* INPUT ROWS
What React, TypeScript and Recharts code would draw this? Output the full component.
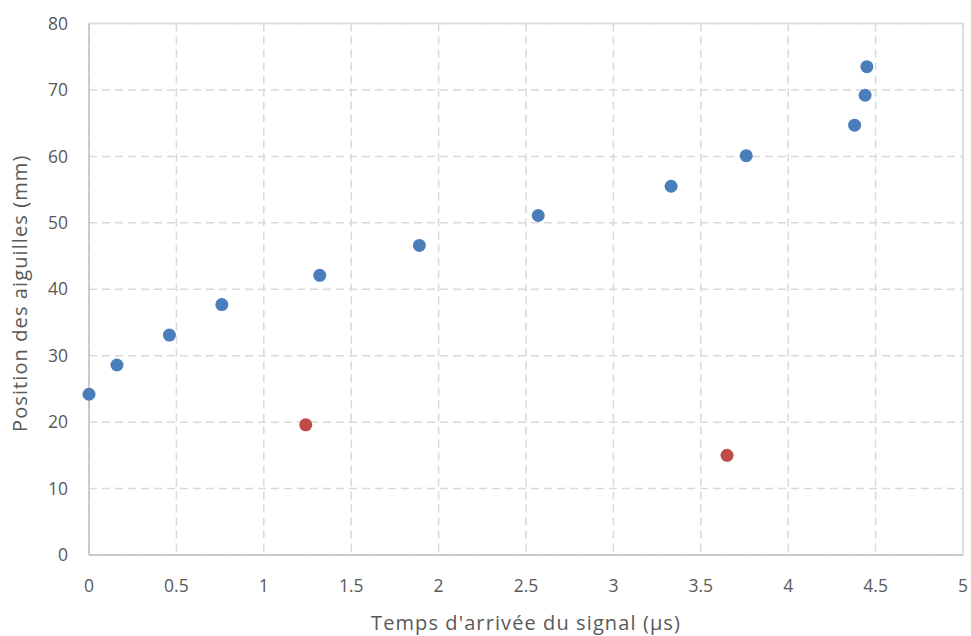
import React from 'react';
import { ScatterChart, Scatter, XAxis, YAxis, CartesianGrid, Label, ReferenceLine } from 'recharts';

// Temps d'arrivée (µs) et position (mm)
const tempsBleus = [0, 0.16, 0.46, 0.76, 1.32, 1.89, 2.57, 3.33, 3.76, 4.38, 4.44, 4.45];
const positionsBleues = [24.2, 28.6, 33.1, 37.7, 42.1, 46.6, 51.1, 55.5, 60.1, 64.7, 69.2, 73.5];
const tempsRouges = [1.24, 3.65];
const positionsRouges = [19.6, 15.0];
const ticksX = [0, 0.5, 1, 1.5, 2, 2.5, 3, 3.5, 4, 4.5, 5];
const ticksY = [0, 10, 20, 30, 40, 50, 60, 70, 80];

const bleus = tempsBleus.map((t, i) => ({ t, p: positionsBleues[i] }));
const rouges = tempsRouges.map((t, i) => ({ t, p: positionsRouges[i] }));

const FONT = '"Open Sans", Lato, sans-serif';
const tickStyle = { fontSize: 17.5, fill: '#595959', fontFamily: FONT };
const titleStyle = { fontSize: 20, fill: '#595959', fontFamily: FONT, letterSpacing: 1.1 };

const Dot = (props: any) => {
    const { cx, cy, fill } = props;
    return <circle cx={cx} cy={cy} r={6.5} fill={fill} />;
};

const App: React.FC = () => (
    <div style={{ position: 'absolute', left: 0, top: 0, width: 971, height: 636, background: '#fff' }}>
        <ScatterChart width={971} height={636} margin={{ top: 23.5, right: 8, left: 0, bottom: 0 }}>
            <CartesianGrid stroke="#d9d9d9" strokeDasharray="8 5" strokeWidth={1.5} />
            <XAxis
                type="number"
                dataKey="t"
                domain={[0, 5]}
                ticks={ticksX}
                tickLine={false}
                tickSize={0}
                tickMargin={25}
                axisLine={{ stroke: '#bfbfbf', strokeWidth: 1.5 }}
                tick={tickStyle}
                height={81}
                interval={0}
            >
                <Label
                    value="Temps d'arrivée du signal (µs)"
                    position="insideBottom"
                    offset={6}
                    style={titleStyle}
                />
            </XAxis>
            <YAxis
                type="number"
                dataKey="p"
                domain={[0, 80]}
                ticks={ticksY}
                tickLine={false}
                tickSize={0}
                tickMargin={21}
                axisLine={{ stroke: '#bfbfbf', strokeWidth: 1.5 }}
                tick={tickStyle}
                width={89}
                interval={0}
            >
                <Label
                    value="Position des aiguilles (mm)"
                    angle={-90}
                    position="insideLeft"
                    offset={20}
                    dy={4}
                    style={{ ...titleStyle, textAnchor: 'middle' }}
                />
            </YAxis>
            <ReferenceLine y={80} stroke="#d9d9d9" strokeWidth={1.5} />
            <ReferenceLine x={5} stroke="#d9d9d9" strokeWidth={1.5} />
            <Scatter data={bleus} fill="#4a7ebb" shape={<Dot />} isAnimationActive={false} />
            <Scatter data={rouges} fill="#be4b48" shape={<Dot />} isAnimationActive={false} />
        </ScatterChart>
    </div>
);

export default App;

--

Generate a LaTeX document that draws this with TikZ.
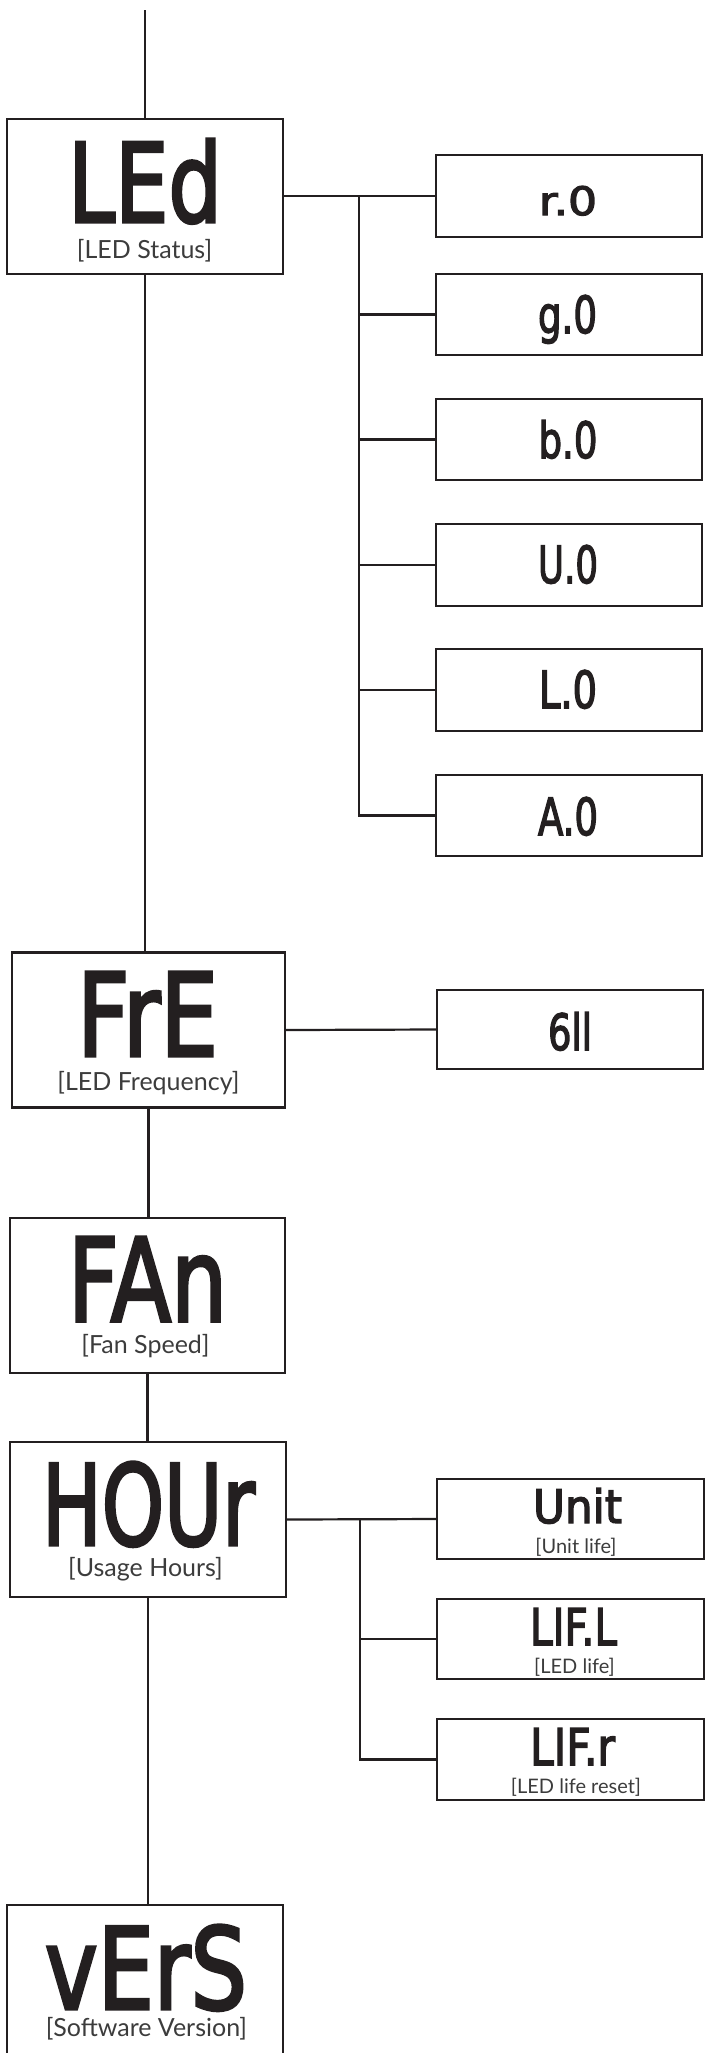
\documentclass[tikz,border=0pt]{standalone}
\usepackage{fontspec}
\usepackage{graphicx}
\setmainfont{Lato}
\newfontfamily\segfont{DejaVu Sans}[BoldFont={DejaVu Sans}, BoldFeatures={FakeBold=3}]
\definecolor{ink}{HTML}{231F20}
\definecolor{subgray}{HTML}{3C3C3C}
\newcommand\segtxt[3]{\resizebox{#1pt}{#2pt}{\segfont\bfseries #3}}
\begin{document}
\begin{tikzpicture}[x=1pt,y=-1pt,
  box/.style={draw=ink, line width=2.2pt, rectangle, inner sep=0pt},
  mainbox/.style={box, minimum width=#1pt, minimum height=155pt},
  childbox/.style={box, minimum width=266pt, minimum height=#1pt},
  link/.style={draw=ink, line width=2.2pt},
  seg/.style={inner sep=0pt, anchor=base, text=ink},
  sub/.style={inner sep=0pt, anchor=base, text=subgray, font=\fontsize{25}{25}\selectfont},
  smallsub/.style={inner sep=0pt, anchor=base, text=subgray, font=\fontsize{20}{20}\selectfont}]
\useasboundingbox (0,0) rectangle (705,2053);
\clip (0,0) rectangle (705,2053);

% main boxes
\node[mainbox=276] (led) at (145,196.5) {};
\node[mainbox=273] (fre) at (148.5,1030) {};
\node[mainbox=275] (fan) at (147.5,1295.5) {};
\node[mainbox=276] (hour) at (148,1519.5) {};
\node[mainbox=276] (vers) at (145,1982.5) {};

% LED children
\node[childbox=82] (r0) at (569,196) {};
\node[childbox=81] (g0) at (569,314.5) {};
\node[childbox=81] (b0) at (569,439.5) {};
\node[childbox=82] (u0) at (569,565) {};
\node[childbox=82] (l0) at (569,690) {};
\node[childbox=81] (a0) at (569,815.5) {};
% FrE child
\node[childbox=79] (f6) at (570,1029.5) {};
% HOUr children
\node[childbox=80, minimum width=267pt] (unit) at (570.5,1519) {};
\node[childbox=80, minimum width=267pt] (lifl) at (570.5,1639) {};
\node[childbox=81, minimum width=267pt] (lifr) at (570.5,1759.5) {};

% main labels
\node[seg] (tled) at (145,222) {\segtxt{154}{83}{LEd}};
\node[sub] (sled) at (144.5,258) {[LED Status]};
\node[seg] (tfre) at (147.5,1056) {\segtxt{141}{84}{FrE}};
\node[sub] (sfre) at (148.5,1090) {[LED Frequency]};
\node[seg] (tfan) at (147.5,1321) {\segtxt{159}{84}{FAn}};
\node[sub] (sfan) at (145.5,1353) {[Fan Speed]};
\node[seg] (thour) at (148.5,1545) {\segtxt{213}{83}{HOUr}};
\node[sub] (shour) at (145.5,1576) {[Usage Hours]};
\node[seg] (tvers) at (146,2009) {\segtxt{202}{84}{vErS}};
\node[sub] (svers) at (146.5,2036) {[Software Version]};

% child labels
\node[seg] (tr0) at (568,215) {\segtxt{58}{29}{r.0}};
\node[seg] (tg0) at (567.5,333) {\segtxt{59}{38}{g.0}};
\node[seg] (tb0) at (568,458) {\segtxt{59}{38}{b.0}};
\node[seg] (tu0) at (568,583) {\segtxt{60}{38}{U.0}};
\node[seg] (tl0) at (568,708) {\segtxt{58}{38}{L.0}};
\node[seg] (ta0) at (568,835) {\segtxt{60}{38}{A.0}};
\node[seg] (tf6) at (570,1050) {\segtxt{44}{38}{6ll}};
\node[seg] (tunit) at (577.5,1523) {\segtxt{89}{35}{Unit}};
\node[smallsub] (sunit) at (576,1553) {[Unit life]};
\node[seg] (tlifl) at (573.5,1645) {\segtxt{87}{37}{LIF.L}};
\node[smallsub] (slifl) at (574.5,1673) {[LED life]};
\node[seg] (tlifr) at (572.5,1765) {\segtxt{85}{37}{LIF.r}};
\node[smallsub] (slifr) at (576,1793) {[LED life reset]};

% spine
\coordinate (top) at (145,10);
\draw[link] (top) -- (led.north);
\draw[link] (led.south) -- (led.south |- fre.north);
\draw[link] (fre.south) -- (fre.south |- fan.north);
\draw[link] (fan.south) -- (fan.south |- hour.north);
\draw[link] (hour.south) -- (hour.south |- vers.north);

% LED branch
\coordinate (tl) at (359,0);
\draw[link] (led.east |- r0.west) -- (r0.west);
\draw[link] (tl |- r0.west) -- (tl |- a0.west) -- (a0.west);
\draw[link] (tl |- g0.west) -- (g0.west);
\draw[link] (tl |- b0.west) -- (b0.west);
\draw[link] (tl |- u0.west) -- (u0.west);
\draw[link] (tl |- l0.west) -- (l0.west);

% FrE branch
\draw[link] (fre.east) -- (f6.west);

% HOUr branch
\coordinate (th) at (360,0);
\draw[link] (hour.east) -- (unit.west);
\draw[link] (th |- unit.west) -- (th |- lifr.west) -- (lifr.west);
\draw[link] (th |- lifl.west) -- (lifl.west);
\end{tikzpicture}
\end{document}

==

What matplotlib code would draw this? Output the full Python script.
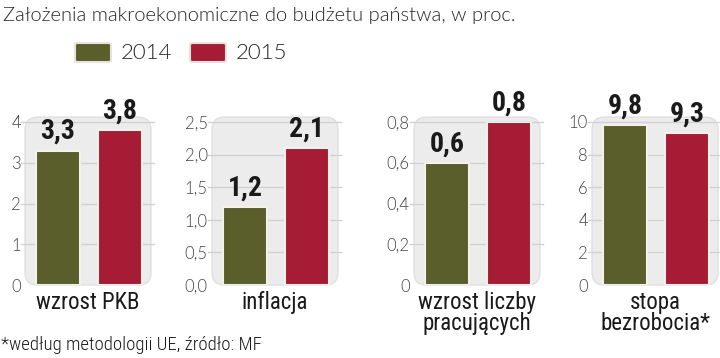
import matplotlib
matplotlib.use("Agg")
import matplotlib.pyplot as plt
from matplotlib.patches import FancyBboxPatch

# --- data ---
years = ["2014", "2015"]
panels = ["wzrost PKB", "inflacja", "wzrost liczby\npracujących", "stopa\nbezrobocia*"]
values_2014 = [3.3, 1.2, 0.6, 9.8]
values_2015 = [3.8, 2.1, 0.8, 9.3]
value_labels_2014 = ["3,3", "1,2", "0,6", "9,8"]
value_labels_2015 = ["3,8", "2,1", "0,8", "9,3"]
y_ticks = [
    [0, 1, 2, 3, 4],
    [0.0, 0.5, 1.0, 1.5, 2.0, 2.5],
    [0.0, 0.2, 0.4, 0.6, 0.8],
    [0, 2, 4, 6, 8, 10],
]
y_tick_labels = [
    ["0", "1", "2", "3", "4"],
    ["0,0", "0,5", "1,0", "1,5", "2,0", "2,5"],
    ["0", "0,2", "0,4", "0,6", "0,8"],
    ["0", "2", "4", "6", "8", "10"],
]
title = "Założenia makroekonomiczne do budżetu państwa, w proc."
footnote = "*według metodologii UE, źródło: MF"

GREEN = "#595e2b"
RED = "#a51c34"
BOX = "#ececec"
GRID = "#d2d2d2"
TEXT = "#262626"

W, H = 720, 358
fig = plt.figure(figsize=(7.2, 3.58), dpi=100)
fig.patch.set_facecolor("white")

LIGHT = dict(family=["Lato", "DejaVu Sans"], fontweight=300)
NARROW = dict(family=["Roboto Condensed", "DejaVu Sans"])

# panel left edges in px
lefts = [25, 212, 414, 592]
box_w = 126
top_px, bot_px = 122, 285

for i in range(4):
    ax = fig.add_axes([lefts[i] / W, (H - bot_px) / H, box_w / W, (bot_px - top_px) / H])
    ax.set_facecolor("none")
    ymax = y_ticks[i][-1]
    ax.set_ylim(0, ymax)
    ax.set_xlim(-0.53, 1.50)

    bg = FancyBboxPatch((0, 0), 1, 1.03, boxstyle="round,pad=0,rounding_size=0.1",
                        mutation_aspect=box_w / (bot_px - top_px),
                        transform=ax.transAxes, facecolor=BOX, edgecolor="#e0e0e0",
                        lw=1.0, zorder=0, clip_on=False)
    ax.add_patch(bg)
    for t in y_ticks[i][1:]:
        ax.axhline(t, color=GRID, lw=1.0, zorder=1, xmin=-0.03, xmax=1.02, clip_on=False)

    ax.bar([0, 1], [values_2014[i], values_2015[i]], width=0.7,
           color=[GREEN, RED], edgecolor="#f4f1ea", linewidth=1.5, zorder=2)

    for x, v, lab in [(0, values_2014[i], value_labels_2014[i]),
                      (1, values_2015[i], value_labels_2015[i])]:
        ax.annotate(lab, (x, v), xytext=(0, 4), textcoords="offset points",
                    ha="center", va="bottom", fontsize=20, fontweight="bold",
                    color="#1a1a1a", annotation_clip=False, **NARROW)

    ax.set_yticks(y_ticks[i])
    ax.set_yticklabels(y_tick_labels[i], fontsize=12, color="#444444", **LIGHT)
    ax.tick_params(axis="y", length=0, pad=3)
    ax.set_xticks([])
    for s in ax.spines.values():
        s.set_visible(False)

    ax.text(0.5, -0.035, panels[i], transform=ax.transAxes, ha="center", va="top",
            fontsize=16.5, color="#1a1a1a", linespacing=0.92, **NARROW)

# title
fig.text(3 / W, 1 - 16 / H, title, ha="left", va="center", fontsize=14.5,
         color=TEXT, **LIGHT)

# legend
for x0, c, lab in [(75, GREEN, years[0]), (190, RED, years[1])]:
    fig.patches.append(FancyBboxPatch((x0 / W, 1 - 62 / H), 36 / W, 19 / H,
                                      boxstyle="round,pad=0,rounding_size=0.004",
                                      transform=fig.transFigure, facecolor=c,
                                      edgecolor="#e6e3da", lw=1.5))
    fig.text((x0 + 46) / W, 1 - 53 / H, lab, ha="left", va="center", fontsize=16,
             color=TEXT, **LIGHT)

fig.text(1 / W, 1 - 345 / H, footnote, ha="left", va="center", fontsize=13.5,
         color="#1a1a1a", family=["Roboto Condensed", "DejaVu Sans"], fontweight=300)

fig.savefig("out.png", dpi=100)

* THE REQUEST
Above are some records; quote exactly and only the lines that begin at the line containing "What React, TypeScript" and stop after the line containing "CartesianGrid, Label, ReferenceLine", leaving out the pictures.

* TASK SOLUTION
What React, TypeScript and Recharts code would draw this? Output the full component.
import React from 'react';
import { ScatterChart, Scatter, XAxis, YAxis, CartesianGrid, Label, ReferenceLine } from 'recharts';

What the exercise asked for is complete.